Born in Texas, Rickey could only walk with his leg braces on. His father, James, a pastor, was a man with such devotion to God that he was willing to put his family through misery rather than compromise his sermon in church to appease his flock. They had to move from place to place because of this. Rickey, meanwhile, only had two real interests: the Bible and baseball! It’s not hard to guess which road James wanted him to take. There is the first major conflict in the film. Father-son tropes usually make for intriguing plotlines, and the same is the case here. Dennis Quaid as James Hill is perfect in the role of a Southern authoritarian father from the 1950s. The adult Rickey Hill, played by Colin Ford, goes against his father’s wishes to pursue his dream. There is a great warmth in everyone’s performances, but it borders on being too simplistic. The plot has a paint-by-numbers quality. Now, that doesn’t mean it’s all too tiring. It just means that the story is not given a chance to venture into any unexpected territory. The makers had a great story with a lot of heart. They cast great actors, and voila, the film was ready to be made. Familiarity with this genre would be someone’s biggest enemy to enjoying this film. The movie is well made, but the beats are so well known, and the film does very little to distinguish itself from other biopic templates to stand out.
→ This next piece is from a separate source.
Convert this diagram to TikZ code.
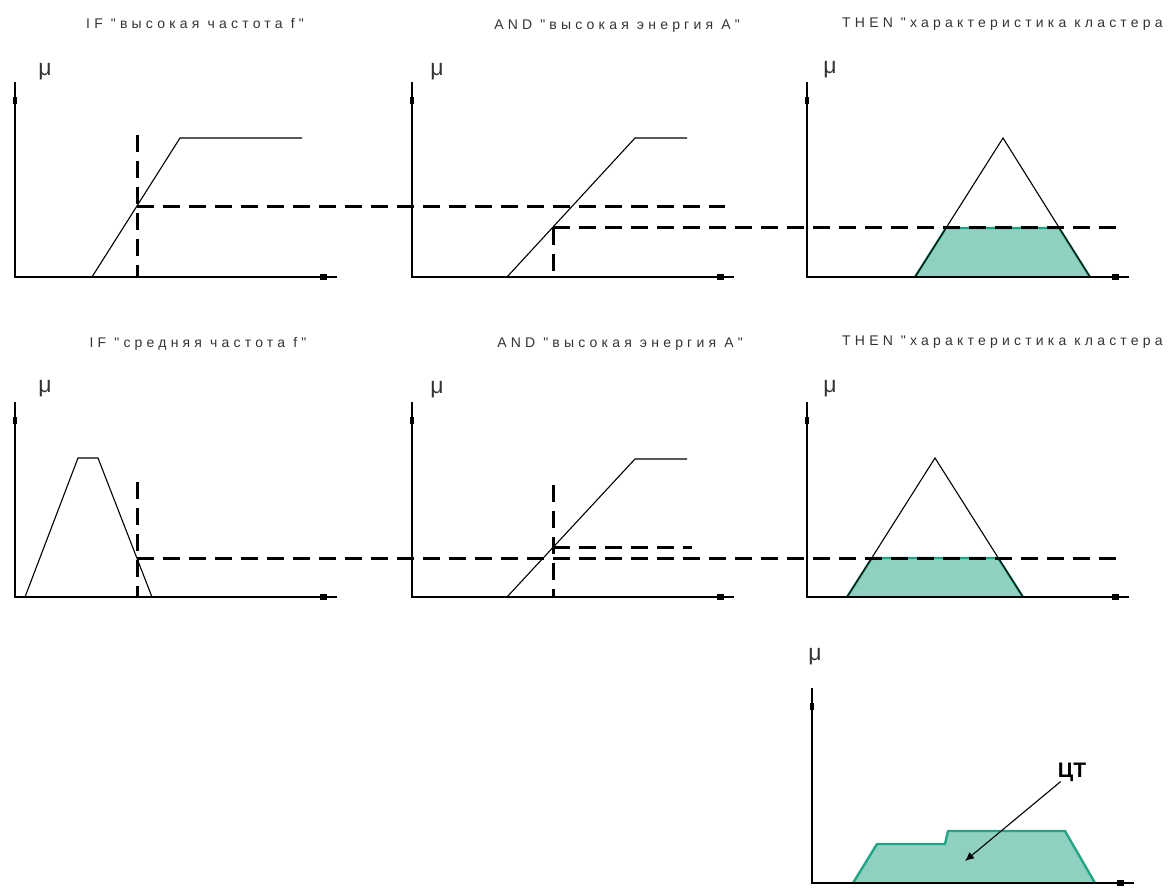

Dennis Quaid shines in the role. He ages badly in the movie, but I didn’t find a single moment where he wasn’t listening or wasn’t present. He plays the pastor with bottled vigor. The constant test of faith and what it does to him over time are there in his eyes. His love for his family is portrayed in a manner that really brings out the spirit of a Christian authoritarian father. The young Rickey Hill is played by Jesse Berry, who has a never-say-never attitude, which lends very nicely to the character. The adult Rickey is where the issues lie. Colin tries hard to bring an unparalleled passion to playing baseball, but neither the editing nor the direction help him in his performance. He just becomes ‘the lead’ of the film. When that happens, the rough edges have to be smoothed out, as they had to be done in this film as well.
The latter part of the movie is where the film really started to lose momentum. Every piece of information had to be given through dialogue. That’s a clear indication that the characters were not as nicely set up for the third act as the makers wanted. They lost their flavor and became a mouthpiece for explaining the plot. Apart from Quaid and Colin, all the rest of the characters have very little to do. There are moments where each one of them gets to be the ‘scene-stealer’ but that seems just too convenient. There was no real attempt to have everybody be an important part of every scene. The script stuck to a tested and verified template, which is why the performances suffered.
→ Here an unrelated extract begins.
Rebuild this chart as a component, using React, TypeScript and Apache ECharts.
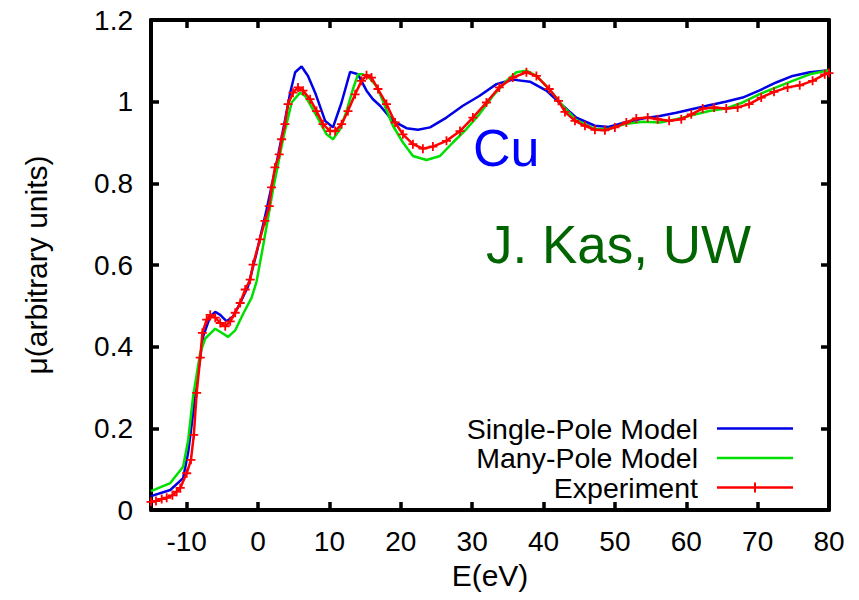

There is a romantic scene, then there is a poignant father-son scene, and then the wife gets to have her say. Everything is like clockwork. As I said, if there is little to no familiarity with the genre, then the movie will not distract you from the story with its checklist-type progression of scenes. It isn’t that the movie didn’t have scope to be a little off the charts somewhere. There was a moment with Dennis Quaid where the character’s fate, as being the typical good or bad parent, was to be decided. I really thought he was going to be pinned down as the ‘villain’ of the story, and the scene moved towards making him into one. But at the very last moment, it backed out. The film has no villains, even though you might think that the baseball scout Red Murff, played by Scott Glenn, is. The villain is Rickey’s body in a way, which gets beaten up and has to be conquered by his mind ultimately, ensuring he gets to live his dream.
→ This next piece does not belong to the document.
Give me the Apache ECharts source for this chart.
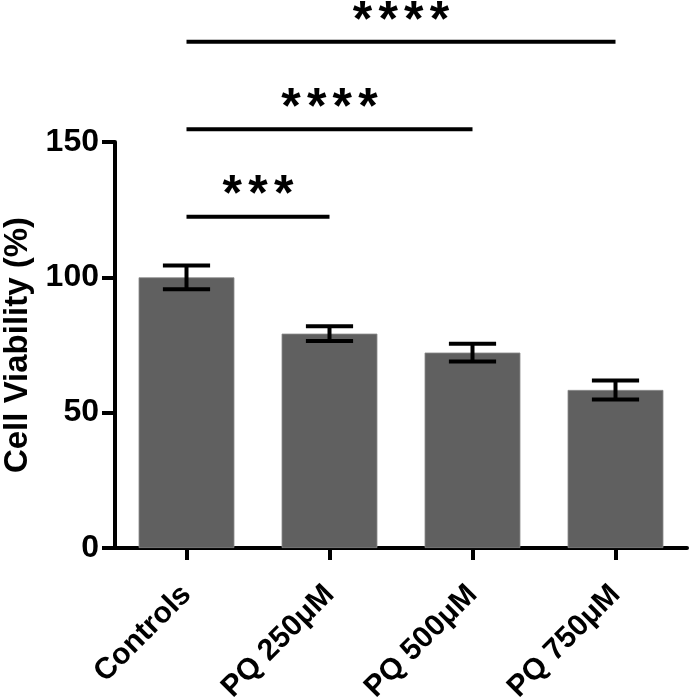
<!DOCTYPE html>
<html>
<head>
<meta charset="utf-8">
<script src="https://cdn.jsdelivr.net/npm/echarts@6/dist/echarts.min.js"></script>
<style>
html,body{margin:0;padding:0;background:#fff;}
#chart{width:689px;height:697px;}
</style>
</head>
<body>
<div id="chart"></div>
<script>
const categories = ['Controls', 'PQ 250μM', 'PQ 500μM', 'PQ 750μM'];
const means = [100, 79.2, 72.2, 58.4];
const errors = [4.4, 2.7, 3.3, 3.5];
const bracketFrom = [0, 0, 0];
const bracketTo = [1, 2, 3];
const bracketLevel = [122.4, 154.7, 187];
const bracketStars = ['***', '****', '****'];
const yTicks = [0, 50, 100, 150];

const FONT = '"Liberation Sans", Arial, Helvetica, sans-serif';

const errData = means.map((m, i) => [i, m - errors[i], m + errors[i]]);
const brData = bracketFrom.map((f, i) => [f, bracketTo[i], bracketLevel[i], bracketStars[i]]);

const chart = echarts.init(document.getElementById('chart'));
chart.setOption({
  animation: false,
  backgroundColor: '#ffffff',
  grid: { left: 115, right: 2, top: 142, bottom: 149, containLabel: false, outerBoundsMode: 'none' },
  xAxis: {
    type: 'category',
    data: categories,
    axisLine: { show: true, lineStyle: { color: '#000', width: 4 } },
    axisTick: { show: true, alignWithLabel: true, length: 12, lineStyle: { color: '#000', width: 4 } },
    axisLabel: { rotate: 45, margin: 42, color: '#000', fontSize: 30, fontWeight: 'bold', fontFamily: FONT }
  },
  yAxis: {
    type: 'value',
    min: yTicks[0],
    max: yTicks[yTicks.length - 1],
    interval: 50,
    name: 'Cell Viability (%)',
    nameLocation: 'middle',
    nameGap: 79,
    nameRotate: 90,
    nameTextStyle: { color: '#000', fontSize: 33, fontWeight: 'bold', fontFamily: FONT },
    axisLine: { show: true, lineStyle: { color: '#000', width: 4 } },
    axisTick: { show: true, length: 13, lineStyle: { color: '#000', width: 4 } },
    axisLabel: { margin: 16, color: '#000', fontSize: 32, fontWeight: 'bold', fontFamily: FONT },
    splitLine: { show: false }
  },
  series: [
    {
      type: 'bar',
      data: means,
      barWidth: '67%',
      itemStyle: { color: '#606060', borderColor: '#8c8c8c', borderWidth: 0.8 },
      z: 2
    },
    {
      type: 'custom',
      data: errData,
      z: 3,
      renderItem: function (params, api) {
        const x = api.value(0);
        const lo = api.coord([x, api.value(1)]);
        const hi = api.coord([x, api.value(2)]);
        const capHalf = api.size([1, 0])[0] * 0.165;
        const st = { stroke: '#000', lineWidth: 4 };
        return {
          type: 'group',
          children: [
            { type: 'line', shape: { x1: lo[0], y1: lo[1], x2: hi[0], y2: hi[1] }, style: st },
            { type: 'line', shape: { x1: lo[0] - capHalf, y1: lo[1], x2: lo[0] + capHalf, y2: lo[1] }, style: st },
            { type: 'line', shape: { x1: hi[0] - capHalf, y1: hi[1], x2: hi[0] + capHalf, y2: hi[1] }, style: st }
          ]
        };
      }
    },
    {
      type: 'custom',
      data: brData,
      clip: false,
      z: 4,
      renderItem: function (params, api) {
        const a = api.coord([api.value(0), api.value(2)]);
        const b = api.coord([api.value(1), api.value(2)]);
        const stars = brData[params.dataIndex][3];
        const pitch = 25.7;
        const cx = (a[0] + b[0]) / 2;
        const children = [
          { type: 'line', shape: { x1: a[0], y1: a[1], x2: b[0], y2: b[1] }, style: { stroke: '#000', lineWidth: 4 } }
        ];
        const n = stars.length;
        for (let k = 0; k < n; k++) {
          children.push({
            type: 'text',
            style: {
              text: '*',
              x: cx + (k - (n - 1) / 2) * pitch,
              y: a[1] - 20,
              align: 'center',
              verticalAlign: 'middle',
              fill: '#000',
              font: 'bold 50px ' + FONT
            }
          });
        }
        return { type: 'group', children: children };
      }
    }
  ]
});
</script>
</body>
</html>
Jeff Celentano’s The Hill brings the story of legendary Rickey Hill to screen and gives it a well-rounded shape with no real twists and turns. It seems there is an apprehension to show a negative aspect of Rickey’s life that he had to overcome. It was always supposed to be his deteriorating body. The movie was really about faith. Rickey’s internal battle initially was to make a choice between God and baseball, and he had to make his father understand that he had found God in baseball. The swing of the bat brought him closer to the spirit he believed in. This test of faith was a key ingredient in giving the film a sincere quality. The narrative style and pacing may have tried to dilute this aspect, but the performances, especially by Dennis Quaid, really bring this quality to every scene, right through to the end. Watch it if you are in the mood to see an inspiring story whose beats might feel quite familiar. If you get immersed in it and are not taken out of the film by the dialogue in the third act, you might forget everything else and just marvel over the unbreakable human spirit, which should always be cinema’s goal.